WHAT YOU HAVE TO DO
Go through the listing and pick out each line with the word "this" in it.

[Begin ENTRIES SUPPLIED]

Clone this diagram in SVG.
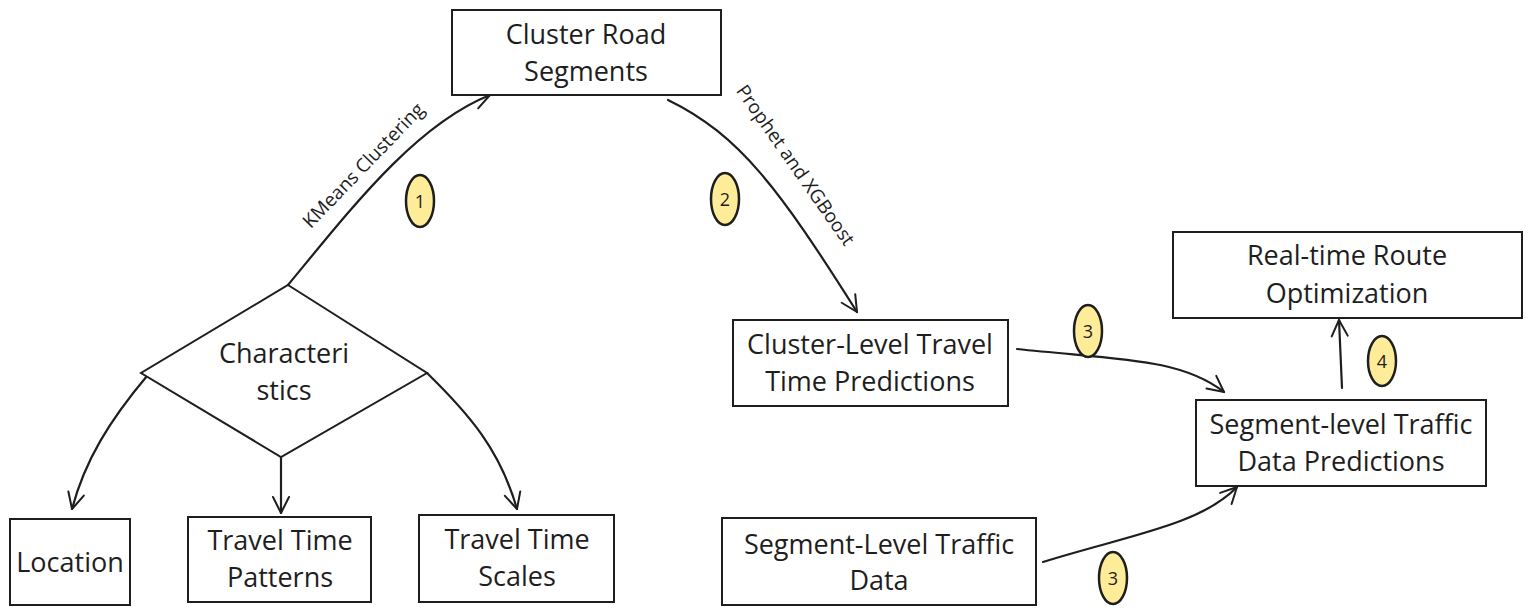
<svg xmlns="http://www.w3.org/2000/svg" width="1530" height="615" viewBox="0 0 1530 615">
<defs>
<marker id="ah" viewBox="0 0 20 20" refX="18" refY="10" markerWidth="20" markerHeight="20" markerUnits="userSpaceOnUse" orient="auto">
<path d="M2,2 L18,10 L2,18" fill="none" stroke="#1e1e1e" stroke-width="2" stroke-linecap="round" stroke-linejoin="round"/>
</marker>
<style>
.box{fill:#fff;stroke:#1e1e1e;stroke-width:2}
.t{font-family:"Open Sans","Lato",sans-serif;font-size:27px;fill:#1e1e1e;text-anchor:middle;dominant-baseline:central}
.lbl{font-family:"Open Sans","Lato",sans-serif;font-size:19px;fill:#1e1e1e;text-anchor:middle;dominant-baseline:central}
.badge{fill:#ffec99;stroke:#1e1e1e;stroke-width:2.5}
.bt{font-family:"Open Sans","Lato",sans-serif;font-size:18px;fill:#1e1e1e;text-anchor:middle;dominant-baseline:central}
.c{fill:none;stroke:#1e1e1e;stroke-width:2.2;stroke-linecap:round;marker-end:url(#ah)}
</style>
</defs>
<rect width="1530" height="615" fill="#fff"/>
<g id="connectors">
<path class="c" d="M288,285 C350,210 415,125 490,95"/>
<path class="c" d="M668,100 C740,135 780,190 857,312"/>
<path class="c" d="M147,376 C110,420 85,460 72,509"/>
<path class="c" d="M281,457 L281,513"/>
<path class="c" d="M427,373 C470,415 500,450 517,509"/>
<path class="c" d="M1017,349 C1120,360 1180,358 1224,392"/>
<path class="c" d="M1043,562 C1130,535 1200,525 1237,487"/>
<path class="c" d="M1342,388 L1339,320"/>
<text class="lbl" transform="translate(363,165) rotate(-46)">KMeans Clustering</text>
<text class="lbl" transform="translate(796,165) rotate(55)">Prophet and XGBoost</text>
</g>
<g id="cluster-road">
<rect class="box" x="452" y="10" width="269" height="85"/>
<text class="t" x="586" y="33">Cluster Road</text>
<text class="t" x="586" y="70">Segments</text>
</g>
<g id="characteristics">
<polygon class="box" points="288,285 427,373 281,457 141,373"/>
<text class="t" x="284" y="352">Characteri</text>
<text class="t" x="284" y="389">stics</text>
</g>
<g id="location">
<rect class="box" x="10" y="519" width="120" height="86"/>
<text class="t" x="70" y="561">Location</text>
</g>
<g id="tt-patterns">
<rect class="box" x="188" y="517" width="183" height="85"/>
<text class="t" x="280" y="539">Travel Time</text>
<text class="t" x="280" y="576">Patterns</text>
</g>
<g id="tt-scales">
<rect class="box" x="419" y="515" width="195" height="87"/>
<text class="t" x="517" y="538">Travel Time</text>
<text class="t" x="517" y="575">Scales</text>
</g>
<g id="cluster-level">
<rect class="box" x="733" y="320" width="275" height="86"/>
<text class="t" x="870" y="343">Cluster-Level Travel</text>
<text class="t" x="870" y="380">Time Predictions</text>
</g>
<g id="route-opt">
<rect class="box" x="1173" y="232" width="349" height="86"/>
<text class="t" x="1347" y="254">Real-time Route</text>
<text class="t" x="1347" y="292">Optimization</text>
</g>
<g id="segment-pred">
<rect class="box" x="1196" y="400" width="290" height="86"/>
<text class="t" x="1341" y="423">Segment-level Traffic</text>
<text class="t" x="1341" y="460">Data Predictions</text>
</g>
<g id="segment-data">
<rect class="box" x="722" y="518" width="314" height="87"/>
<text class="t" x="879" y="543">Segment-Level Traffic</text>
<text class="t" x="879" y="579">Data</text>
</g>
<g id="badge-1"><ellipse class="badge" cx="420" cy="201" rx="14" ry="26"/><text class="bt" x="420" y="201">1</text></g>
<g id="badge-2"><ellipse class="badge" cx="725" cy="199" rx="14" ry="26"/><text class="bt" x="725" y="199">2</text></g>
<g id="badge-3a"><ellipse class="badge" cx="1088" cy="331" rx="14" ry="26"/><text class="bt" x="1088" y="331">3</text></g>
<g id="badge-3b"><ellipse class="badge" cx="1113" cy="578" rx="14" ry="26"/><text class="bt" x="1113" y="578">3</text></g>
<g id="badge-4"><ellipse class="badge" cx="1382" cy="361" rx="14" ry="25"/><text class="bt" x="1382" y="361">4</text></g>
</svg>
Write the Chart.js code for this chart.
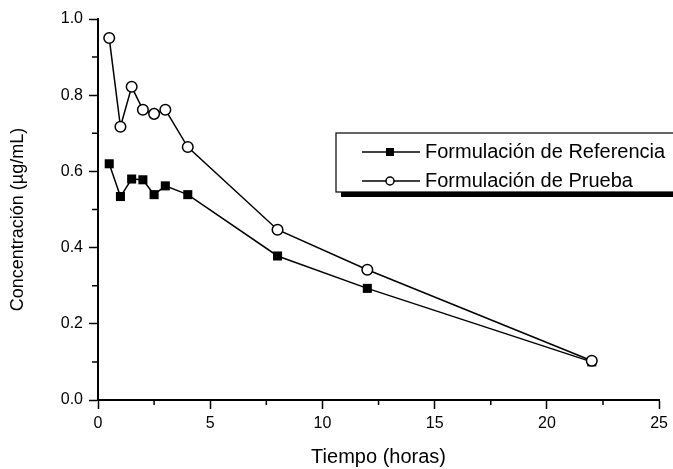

[End ENTRIES SUPPLIED]

OUTPUT OF THE TASK
Clone this diagram in SVG.
Write the Chart.js code for this chart.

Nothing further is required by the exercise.